I thought of him recently as I listened to a client radio station and realized that everyone in the place seems to have forgotten about "active verbs."
Most writing - news, commercial copy, promo, liners, personality bits and all - could be improved with one simple act. Throw out "passive" verbs and replace them with more powerful "active" verbs.
A little voice came into my head as I listened, which I immediately recognized as Newton's, from more than 25 years ago:
When verbs get specific, writing comes alive. Verbs are much more important than adjectives or adverbs. In fact, master novelist Elmore Leonard calls adjectives "horrible things." So, while all writing rules must be broken, I think it's a good idea to stay away from passive verbs, like "is" or "are" or "have" or "do" ("Have your best jock do a remote at the fair."), and embrace powerful, specific verbs, like, well "embrace". ("Send your best jock out to broadcast live from the fair.")
Your active verbs don't have to be exotic or highfalutin' ("Shall we peregrinate to the store?"), just active.

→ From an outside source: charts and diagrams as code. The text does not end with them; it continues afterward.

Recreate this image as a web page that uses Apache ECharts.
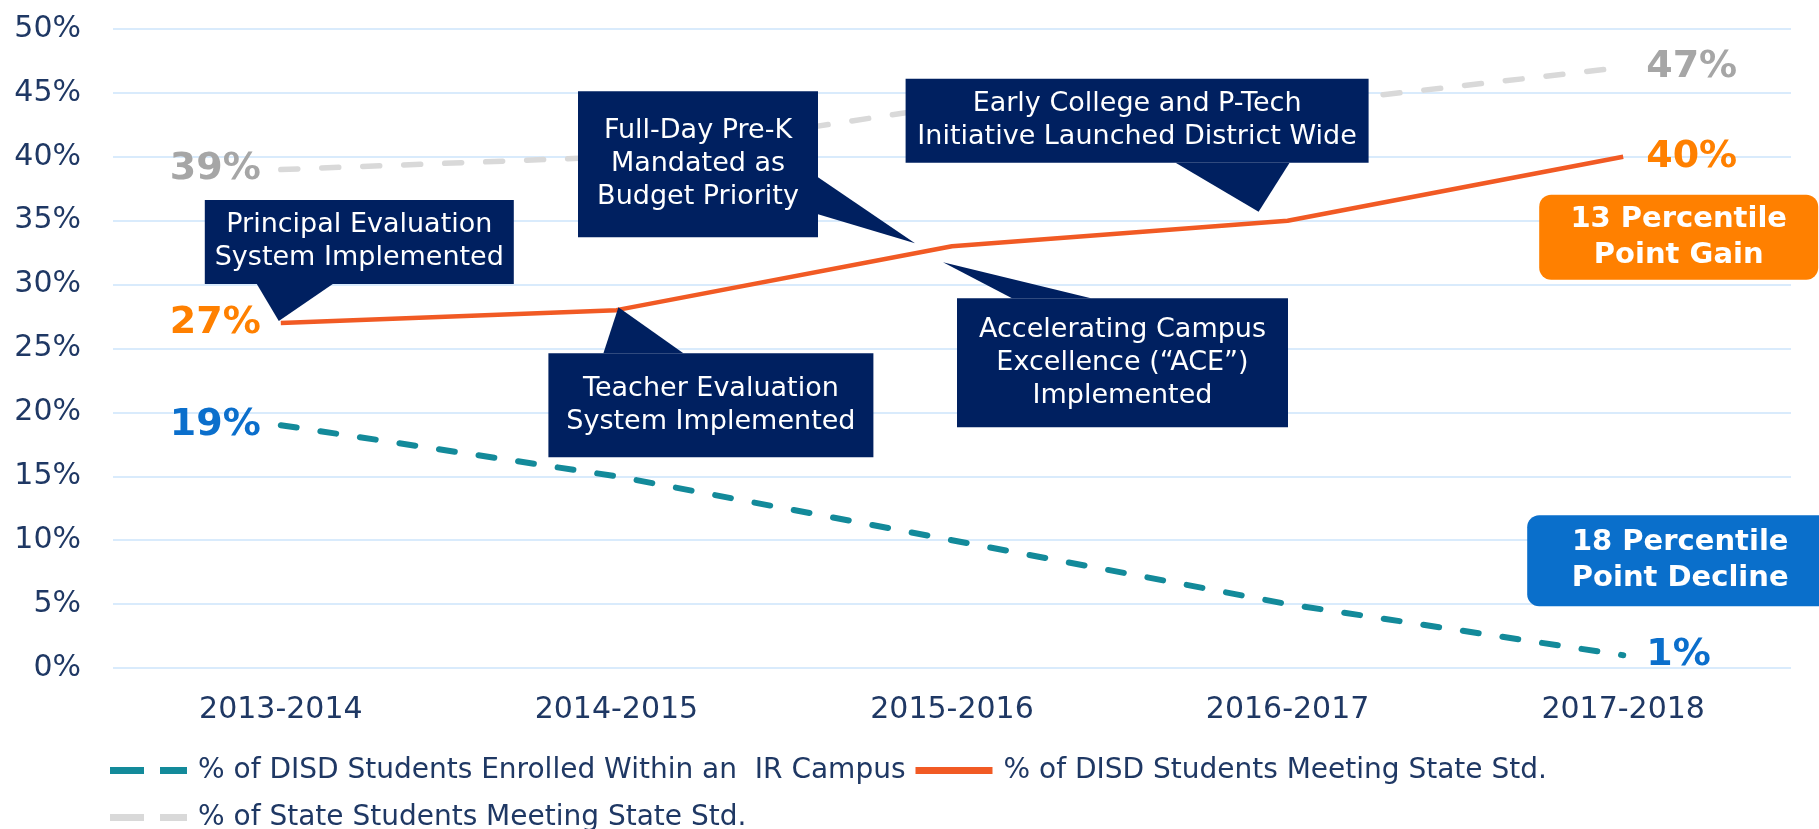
<!DOCTYPE html>
<html>
<head>
<meta charset="utf-8">
<script src="https://cdn.jsdelivr.net/npm/echarts@6/dist/echarts.min.js"></script>
<style>
html,body{margin:0;padding:0;background:#fff;}
#chart{width:1819px;height:829px;}
</style>
</head>
<body>
<div id="chart"></div>
<script>
// ---- data ----
const categories = ['2013-2014', '2014-2015', '2015-2016', '2016-2017', '2017-2018'];
const irCampus = [19, 15, 10, 5, 1];
const disdMeeting = [27, 28, 33, 35, 40];
const stateMeeting = [39, 40, 44, 44, 47];
const seriesNames = [
  '% of DISD Students Enrolled Within an  IR Campus',
  '% of DISD Students Meeting State Std.',
  '% of State Students Meeting State Std.'
];
const yTicks = { min: 0, max: 50, interval: 5 };

// annotation texts (anchored to the DISD Meeting series)
const calloutTexts = [
  'Principal Evaluation\nSystem Implemented',
  'Teacher Evaluation\nSystem Implemented',
  'Full-Day Pre-K\nMandated as\nBudget Priority',
  'Early College and P-Tech\nInitiative Launched District Wide',
  'Accelerating Campus\nExcellence (\u201CACE\u201D)\nImplemented'
];
const calloutAnchors = [0, 1, 2, 3, 2];
const gainText = '13 Percentile\nPoint Gain';
const declineText = '18 Percentile\nPoint Decline';

// ---- layout (pixel offsets relative to anchor point) ----
const calloutLayout = [
  { rect: [-76, -123, 309, 84], base: [[-24, -39], [52, -39]], tip: [-2, -2] },
  { rect: [-68, 43, 325, 104], base: [[-13, 43], [67, 43]], tip: [2, -3] },
  { rect: [-374, -155, 240, 146], base: [[-134, -69], [-134, -32]], tip: [-37, -3] },
  { rect: [-382, -142, 463, 84], base: [[-112, -58], [2, -58]], tip: [-29, -9] },
  { rect: [5, 52, 331, 129], base: [[60, 52], [139, 52]], tip: [-9, 16] }
];

const NAVY = '#002060';
const FONT = 'DejaVu Sans';
const dashIcon = 'path://M0,0h34v7h-34z M50,0h27v7h-27z';
const solidIcon = 'path://M0,0h77v7h-77z';
const legendIcons = [dashIcon, solidIcon, dashIcon];

function labeled(values) {
  const last = values.length - 1;
  return values.map((v, i) => {
    if (i === 0) return { value: v, label: { show: true, position: 'left', distance: 20 } };
    if (i === last) return { value: v, label: { show: true, position: 'right', distance: 23 } };
    return v;
  });
}
const dataLabel = (color) => ({
  show: false, formatter: '{c}%', color: color, fontSize: 38, fontWeight: 'bold', fontFamily: FONT
});

const chart = echarts.init(document.getElementById('chart'), null, { renderer: 'canvas' });
chart.setOption({
  animation: false,
  backgroundColor: '#ffffff',
  grid: { left: 113, right: 28, top: 29, bottom: 161, containLabel: false },
  legend: {
    left: 105, top: 747, width: 1560,
    itemWidth: 77, itemHeight: 7, itemGap: 10, symbolKeepAspect: false,
    textStyle: { fontSize: 28, color: '#1F3864', fontFamily: FONT, lineHeight: 37, padding: [0, 0, 0, 6] },
    data: seriesNames.map((n, i) => ({ name: n, icon: legendIcons[i] }))
  },
  xAxis: {
    type: 'category', data: categories, boundaryGap: true,
    axisLine: { show: false }, axisTick: { show: false },
    axisLabel: { fontSize: 30, color: '#1F3864', fontFamily: FONT, margin: 27 },
    splitLine: { show: false }
  },
  yAxis: {
    type: 'value', min: yTicks.min, max: yTicks.max, interval: yTicks.interval,
    axisLine: { show: false }, axisTick: { show: false },
    axisLabel: { fontSize: 30, color: '#1F3864', fontFamily: FONT, margin: 32, formatter: '{value}%' },
    splitLine: { lineStyle: { color: '#CDE5FB', width: 1.5 } }
  },
  series: [
    {
      name: seriesNames[0], type: 'line', data: labeled(irCampus), smooth: false,
      symbol: 'circle', symbolSize: 0, showSymbol: true, z: 3,
      lineStyle: { color: '#138A9A', width: 6, type: [16, 24], cap: 'round' },
      itemStyle: { color: '#138A9A' },
      label: dataLabel('#0B6FCC')
    },
    {
      name: seriesNames[1], type: 'line', data: labeled(disdMeeting), smooth: false,
      symbol: 'circle', symbolSize: 0, showSymbol: true, z: 4,
      lineStyle: { color: '#F15A24', width: 4.5, join: 'round' },
      itemStyle: { color: '#F15A24' },
      label: dataLabel('#FF8000')
    },
    {
      name: seriesNames[2], type: 'line', data: labeled(stateMeeting), smooth: false,
      symbol: 'circle', symbolSize: 0, showSymbol: true, z: 2,
      lineStyle: { color: '#D9D9D9', width: 5.5, type: [17, 24], cap: 'round' },
      itemStyle: { color: '#D9D9D9' },
      label: dataLabel('#A6A6A6')
    }
  ]
});

// ---- annotations anchored to data points ----
const graphics = [];
calloutTexts.forEach((txt, k) => {
  const idx = calloutAnchors[k];
  const p = chart.convertToPixel({ xAxisIndex: 0, yAxisIndex: 0 }, [idx, disdMeeting[idx]]);
  const L = calloutLayout[k];
  const rx = p[0] + L.rect[0], ry = p[1] + L.rect[1];
  graphics.push({
    type: 'polygon', z: 100,
    shape: { points: [[p[0] + L.base[0][0], p[1] + L.base[0][1]], [p[0] + L.base[1][0], p[1] + L.base[1][1]], [p[0] + L.tip[0], p[1] + L.tip[1]]] },
    style: { fill: NAVY }
  });
  graphics.push({
    type: 'rect', z: 101,
    shape: { x: rx, y: ry, width: L.rect[2], height: L.rect[3] },
    style: { fill: NAVY }
  });
  graphics.push({
    type: 'text', z: 102,
    style: {
      text: txt, x: rx + L.rect[2] / 2, y: ry + L.rect[3] / 2,
      align: 'center', verticalAlign: 'middle',
      fill: '#ffffff', fontSize: 27, lineHeight: 33, fontFamily: FONT
    }
  });
});

const pEnd = chart.convertToPixel({ xAxisIndex: 0, yAxisIndex: 0 }, [categories.length - 1, disdMeeting[disdMeeting.length - 1]]);
const tEnd = chart.convertToPixel({ xAxisIndex: 0, yAxisIndex: 0 }, [categories.length - 1, irCampus[irCampus.length - 1]]);
function badge(x, y, w, h, fill, txt) {
  graphics.push({ type: 'rect', z: 101, shape: { x, y, width: w, height: h, r: 12 }, style: { fill } });
  graphics.push({
    type: 'text', z: 102,
    style: {
      text: txt, x: x + w / 2, y: y + h / 2, align: 'center', verticalAlign: 'middle',
      fill: '#ffffff', fontSize: 29, fontWeight: 'bold', lineHeight: 36, fontFamily: FONT
    }
  });
}
badge(pEnd[0] - 84, pEnd[1] + 38, 279, 85, '#FF8000', gainText);
badge(tEnd[0] - 96, tEnd[1] - 140, 306, 91, '#0A6FCB', declineText);

chart.setOption({ graphic: graphics });
</script>
</body>
</html>
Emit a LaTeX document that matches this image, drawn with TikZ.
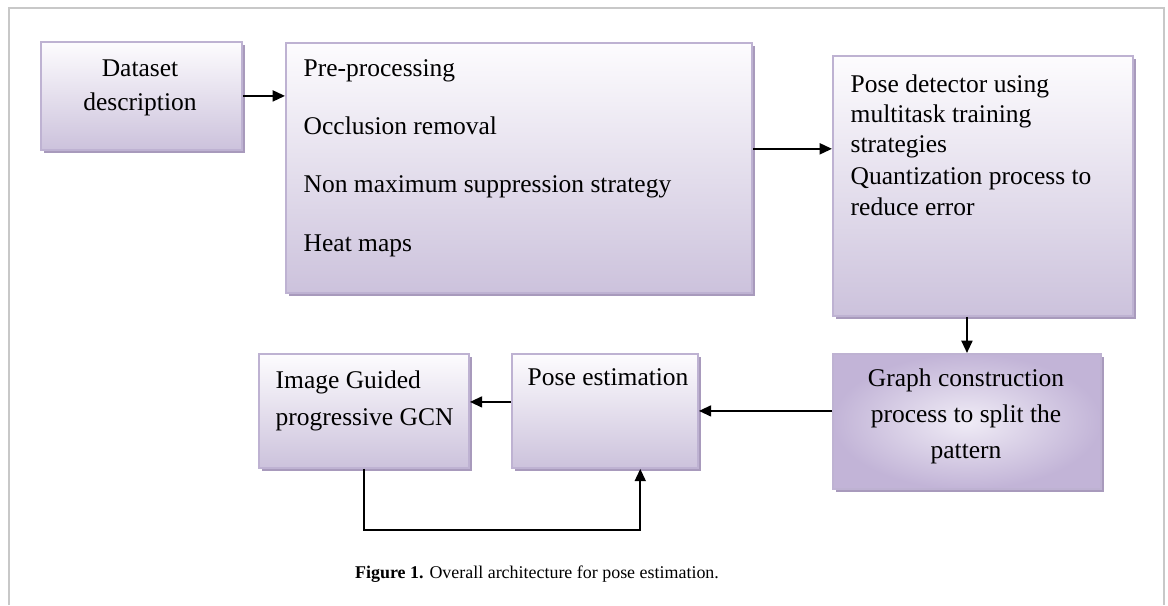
\documentclass[tikz,border=0pt]{standalone}
\usepackage{fontspec}
\setmainfont{Liberation Serif}
\usetikzlibrary{arrows.meta, positioning, calc, shadows}

\definecolor{boxtop}{RGB}{253,252,254}
\definecolor{boxbot}{RGB}{204,194,220}
\definecolor{boxedge}{RGB}{190,178,210}
\definecolor{boxshade}{RGB}{168,154,188}
\definecolor{radin}{RGB}{240,236,246}
\definecolor{radout}{RGB}{194,180,215}
\definecolor{framecol}{RGB}{200,200,200}

\begin{document}
\begin{tikzpicture}[
		x=0.01cm, y=-0.01cm,
		>={Triangle[length=3.5pt, width=3.1pt]},
		box/.style={rectangle, draw=boxedge, line width=0.5pt, anchor=north west, inner sep=0pt,
			top color=boxtop, bottom color=boxbot,
			drop shadow={shadow xshift=0.8pt, shadow yshift=-0.8pt, fill=boxshade, opacity=1}},
		radbox/.style={box, inner color=radin, outer color=radout},
		txt/.style={inner sep=0pt, font=\fontsize{7.25}{9.4}\selectfont},
		flow/.style={->, line width=0.6pt}
		]
		
		\useasboundingbox (0,0) rectangle (1168,605);
		
		% Page frame (open at the bottom)
		\draw[framecol, line width=0.6pt] (9,605) -- (9,8) -- (1164,8) -- (1164,605);
		
		% Top row
		\node[box, minimum width=2.01cm, minimum height=1.08cm] (data) at (40,41) {};
		\node[box, minimum width=4.66cm, minimum height=2.50cm] (prep) at (285,42) {};
		\node[box, minimum width=3.00cm, minimum height=2.60cm] (detect) at (832,55) {};
		
		% Bottom row
		\node[radbox, minimum width=2.68cm, minimum height=1.35cm] (graph) at (832,353) {};
		\node[box, minimum width=1.86cm, minimum height=1.14cm] (est) at (511,353) {};
		\node[box, minimum width=2.10cm, minimum height=1.14cm] (igcn) at (258,353) {};
		
		% Texts in the boxes (placed at the baseline of their last line)
		\node[txt, align=center, anchor=base] (datatxt) at (140,110) {Dataset\\description};
		\node[txt, align=left, anchor=base west, font=\fontsize{7.25}{16.5}\selectfont] (preptxt) at (303,251)
			{Pre-processing\\Occlusion removal\\Non maximum suppression strategy\\Heat maps};
		\node[txt, align=left, anchor=base west, font=\fontsize{7.25}{8.55}\selectfont] (detecttxt) at (850,215)
			{Pose detector using\\multitask training\\strategies\\[0.6pt]Quantization process to\\reduce error};
		\node[txt, align=center, anchor=base, font=\fontsize{7.25}{10.1}\selectfont] (graphtxt) at (966,458)
			{Graph construction\\process to split the\\pattern};
		\node[txt, anchor=base west] (esttxt) at (527,385) {Pose estimation};
		\node[txt, align=left, anchor=base west, font=\fontsize{7.25}{10.5}\selectfont] (igcntxt) at (275,425)
			{Image Guided\\progressive GCN};
		
		% Arrows
		\coordinate (prepout) at ($(prep.north east)!0.424!(prep.south east)$);
		\coordinate (estout) at ($(est.west)+(0,-9)$);
		\coordinate (estin) at ($(est.south west)!0.688!(est.south east)$);
		\draw[flow] (data.east) -- (data.east -| prep.west);
		\draw[flow] (prepout) -- (prepout -| detect.west);
		\draw[flow] (graph.north |- detect.south) -- (graph.north);
		\draw[flow] (est.east -| graph.west) -- (est.east);
		\draw[flow] (estout) -- (estout -| igcn.east);
		% Feedback loop under the bottom row
		\draw[flow] (igcn.south) -- ++(0,61) -| (estin);
		
		% Caption
		\node[txt, anchor=base, font=\fontsize{5.1}{6.2}\selectfont] (caption) at (537,578)
			{\textbf{Figure 1.} Overall architecture for pose estimation.};
		
	\end{tikzpicture}
\end{document}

Writing that harnesses the power of active verbs is always more dynamic, interesting and persuasive than...writing that has passive verbs (like the last phrase of this sentence). Notice, please, that I have used "is" and "be" in this paragraph. It's still O.K.
Use more active verbs than passive ones in everything you write or say and it will be better than "O.K."
Mini-bibliography: The Elements of Style, by Strunk and White, is a slim, crisp little book that everybody who writes should reread about every six months.